* _What is needed_: Output every line exactly as written. Leave out pictures.

# Material start

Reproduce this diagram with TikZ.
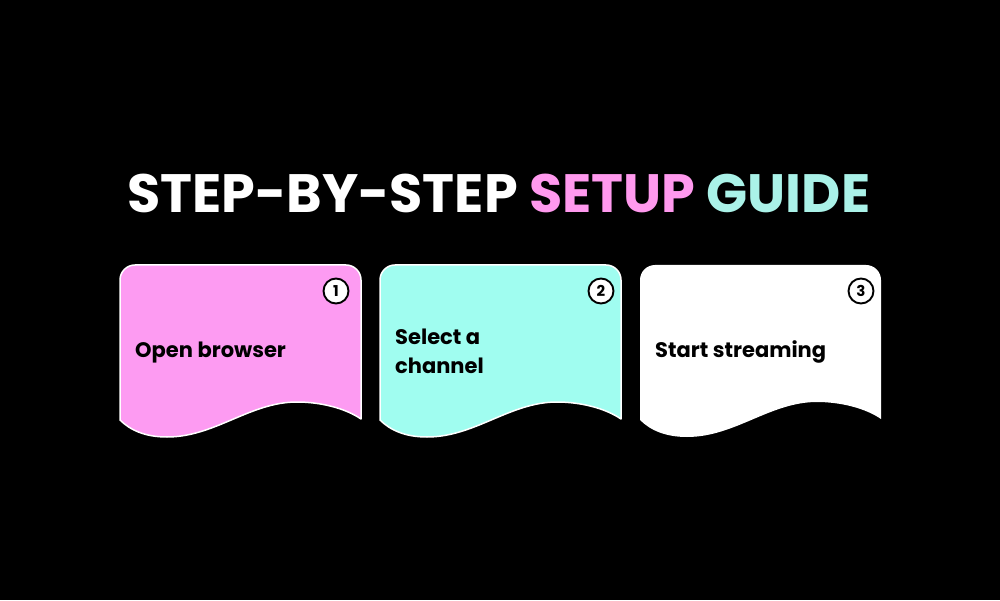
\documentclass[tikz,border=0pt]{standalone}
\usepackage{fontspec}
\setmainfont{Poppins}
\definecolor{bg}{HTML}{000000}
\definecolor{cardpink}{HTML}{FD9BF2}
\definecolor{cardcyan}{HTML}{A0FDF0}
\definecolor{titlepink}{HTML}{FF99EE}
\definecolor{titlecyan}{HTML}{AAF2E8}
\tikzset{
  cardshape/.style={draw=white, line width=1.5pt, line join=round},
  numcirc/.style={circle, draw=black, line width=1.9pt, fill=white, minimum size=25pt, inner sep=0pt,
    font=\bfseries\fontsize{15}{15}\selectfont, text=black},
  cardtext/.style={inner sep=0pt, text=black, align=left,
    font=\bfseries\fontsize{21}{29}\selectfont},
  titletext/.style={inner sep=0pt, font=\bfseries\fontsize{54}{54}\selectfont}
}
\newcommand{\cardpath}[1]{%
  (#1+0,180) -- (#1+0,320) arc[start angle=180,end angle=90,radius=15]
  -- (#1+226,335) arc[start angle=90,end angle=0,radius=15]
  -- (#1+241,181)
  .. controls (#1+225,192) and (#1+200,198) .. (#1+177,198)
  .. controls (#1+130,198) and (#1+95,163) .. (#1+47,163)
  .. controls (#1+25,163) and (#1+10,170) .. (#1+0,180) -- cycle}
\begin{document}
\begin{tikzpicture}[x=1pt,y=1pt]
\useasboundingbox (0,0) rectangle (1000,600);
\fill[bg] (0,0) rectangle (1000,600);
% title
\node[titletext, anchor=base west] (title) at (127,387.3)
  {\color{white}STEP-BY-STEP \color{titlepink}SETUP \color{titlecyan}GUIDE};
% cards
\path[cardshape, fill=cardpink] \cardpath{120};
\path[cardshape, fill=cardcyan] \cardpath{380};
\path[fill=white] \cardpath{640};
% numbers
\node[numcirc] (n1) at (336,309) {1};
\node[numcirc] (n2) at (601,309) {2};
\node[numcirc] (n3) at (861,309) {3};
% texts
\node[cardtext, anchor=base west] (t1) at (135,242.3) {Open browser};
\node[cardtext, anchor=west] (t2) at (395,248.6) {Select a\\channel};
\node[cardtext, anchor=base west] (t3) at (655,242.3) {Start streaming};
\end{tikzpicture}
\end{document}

# Material end

* _Task answer_:
Reproduce this diagram with TikZ.
\documentclass[tikz,border=0pt]{standalone}
\usepackage{fontspec}
\setmainfont{Poppins}
\definecolor{bg}{HTML}{000000}
\definecolor{cardpink}{HTML}{FD9BF2}
\definecolor{cardcyan}{HTML}{A0FDF0}
\definecolor{titlepink}{HTML}{FF99EE}
\definecolor{titlecyan}{HTML}{AAF2E8}
\tikzset{
  cardshape/.style={draw=white, line width=1.5pt, line join=round},
  numcirc/.style={circle, draw=black, line width=1.9pt, fill=white, minimum size=25pt, inner sep=0pt,
    font=\bfseries\fontsize{15}{15}\selectfont, text=black},
  cardtext/.style={inner sep=0pt, text=black, align=left,
    font=\bfseries\fontsize{21}{29}\selectfont},
  titletext/.style={inner sep=0pt, font=\bfseries\fontsize{54}{54}\selectfont}
}
\newcommand{\cardpath}[1]{%
  (#1+0,180) -- (#1+0,320) arc[start angle=180,end angle=90,radius=15]
  -- (#1+226,335) arc[start angle=90,end angle=0,radius=15]
  -- (#1+241,181)
  .. controls (#1+225,192) and (#1+200,198) .. (#1+177,198)
  .. controls (#1+130,198) and (#1+95,163) .. (#1+47,163)
  .. controls (#1+25,163) and (#1+10,170) .. (#1+0,180) -- cycle}
\begin{document}
\begin{tikzpicture}[x=1pt,y=1pt]
\useasboundingbox (0,0) rectangle (1000,600);
\fill[bg] (0,0) rectangle (1000,600);
% title
\node[titletext, anchor=base west] (title) at (127,387.3)
  {\color{white}STEP-BY-STEP \color{titlepink}SETUP \color{titlecyan}GUIDE};
% cards
\path[cardshape, fill=cardpink] \cardpath{120};
\path[cardshape, fill=cardcyan] \cardpath{380};
\path[fill=white] \cardpath{640};
% numbers
\node[numcirc] (n1) at (336,309) {1};
\node[numcirc] (n2) at (601,309) {2};
\node[numcirc] (n3) at (861,309) {3};
% texts
\node[cardtext, anchor=base west] (t1) at (135,242.3) {Open browser};
\node[cardtext, anchor=west] (t2) at (395,248.6) {Select a\\channel};
\node[cardtext, anchor=base west] (t3) at (655,242.3) {Start streaming};
\end{tikzpicture}
\end{document}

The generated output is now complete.